Los vikingos llegaron a América, pero hoy allí no se habla precisamente sueco antiguo. Por eso no basta con haber llegado a la Luna: ahora se trata de colonizarla. O al menos eso pensó Elon Musk cuando fundó SpaceX, compañía aeroespacial que aspira a satisfacer el persistente anhelo humano de ir más allá. El mismo anhelo que devoró corazones tan distantes como el de Alejandro Magno, el de Magallanes, el de Oppenheimer. Quizá nada defina mejor al hombre que su deseo de ser algo más que un animal o apenas nada inferior a un dios.
Ante el hito logrado por Polaris Dawn, la primera misión civil que sale de paseo por el espacio, el terrícola se debate entre la admiración y el desprecio.
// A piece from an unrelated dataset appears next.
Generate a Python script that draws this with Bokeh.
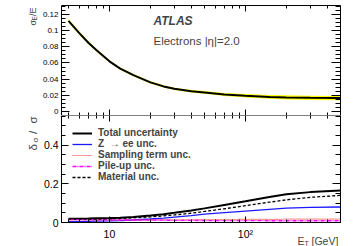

Opta por la primera quien atiende principalmente a las dificultades: los dos años de preparación física y mental, los precedentes calamitosos, la recta sombra de determinación que proyecta la figura de todo pionero. Pero otros tuercen el gesto en cuanto descubren que el padre espiritual (bueno, y material) de la aventura, Jared Isaacman, es rico de un modo que apenas pueden concebir cuantos periodistas insisten en su condición de billonario con obsesión de carpantas. Será impopular reconocer que los avances tecnológicos han requerido siempre de generosos mecenazgos, y que poco o nada debe la ciencia a la pobreza, pero también es la verdad.
Jared tiene la misma edad que yo, aunque bastante más dinero. Siempre con prisa. A los 16 fundó la empresa de procesamiento de pagos que lo apartó para siempre de la vulgar angustia de no llegar a fin de mes. Con ese dinero no se le ocurrió comprarse una isla en Hawái, como Zuckerberg; o incrustarse un diamante rosa de 24 millones en el ceño, como el rapero Lil Uzi Vert; ni erigir un castillo en California de 165 habitaciones capaz de inspirar a Orson Welles la metáfora misma de la megalomanía americana, como William Randolph Hearst. A Isaacman lo que le gustaba era volar, suspenderse, transportarse a sí mismo cada vez más alto y cada vez más rápido. Se licenció en aeronáutica y empezó a acumular horas de vuelo hasta convertirse en un piloto consumado. Mientras otros veinteañeros viajaban en ácido, él ofrecía vuelos de exhibición. Dio la vuelta al mundo en menos tiempo que nadie, y entonces se dio cuenta de que el mundo se le quedaba pequeño.
Una acendrada tradición espacial obliga al astronauta a improvisar (aparentemente) una sentencia para el mármol en el momento culminante de su misión. Uno no puede salir del módulo y encararse con el universo, bajo la mirada de millones de congéneres, para terminar saludando a su madre. Si Armstrong dijo aquello del pequeño paso para el hombre y el gran salto para la humanidad, Isaacman ha declarado: «En casa todos tenemos mucho trabajo que hacer, pero desde aquí la Tierra parece un mundo perfecto». No deja de ser un tópico, pero en todos los tópicos late una verdad desgastada. Basta imaginarnos como Sarah Gillis, aferrados a esa barandilla exterior durante la caminata celeste a bordo del Dragon, para que la perfección terrestre recobre su brillo primigenio. Debe de ser como pillar palco en un ingrávido liceo para asistir a la reposición del Génesis.
¿Cómo regresarán ahora Jared y Sarah a sus menudas ocupaciones subatmosféricas tras observar la Tierra a 1.400 kilómetros de distancia? Los dos turistas espaciales se han sometido a una cura empírica de relatividad. Han redimensionado drásticamente el ámbito y alcance de sus cuitas cotidianas. Pero ¿no es esa la ilusión que mueve también al turista intraplanetario? ¿No hemos buscado todos en agosto alejarnos de la rutina lo máximo posible, desconectar de la realidad ordinaria mediante una modificación más o menos exótica del espacio, aunque no hayamos pagado por el desplazamiento los 55 millones que cuesta una plaza en la Dragon?
Los plutófobos, esas personas que desarrollan una inquina maquinal hacia el rico (que incluso fundan en ella su ideología), no se paran a distinguir entre el rico útil a la especie y el mero parásito. Yo creo que Isaacman es de los primeros. Alguien que sueña por delante de los demás mortales, abriendo un camino incierto, rebelándose contra la ley de la gravedad, como si el polvo al que estamos destinados los ricos y los pobres fuera realmente polvo de estrellas.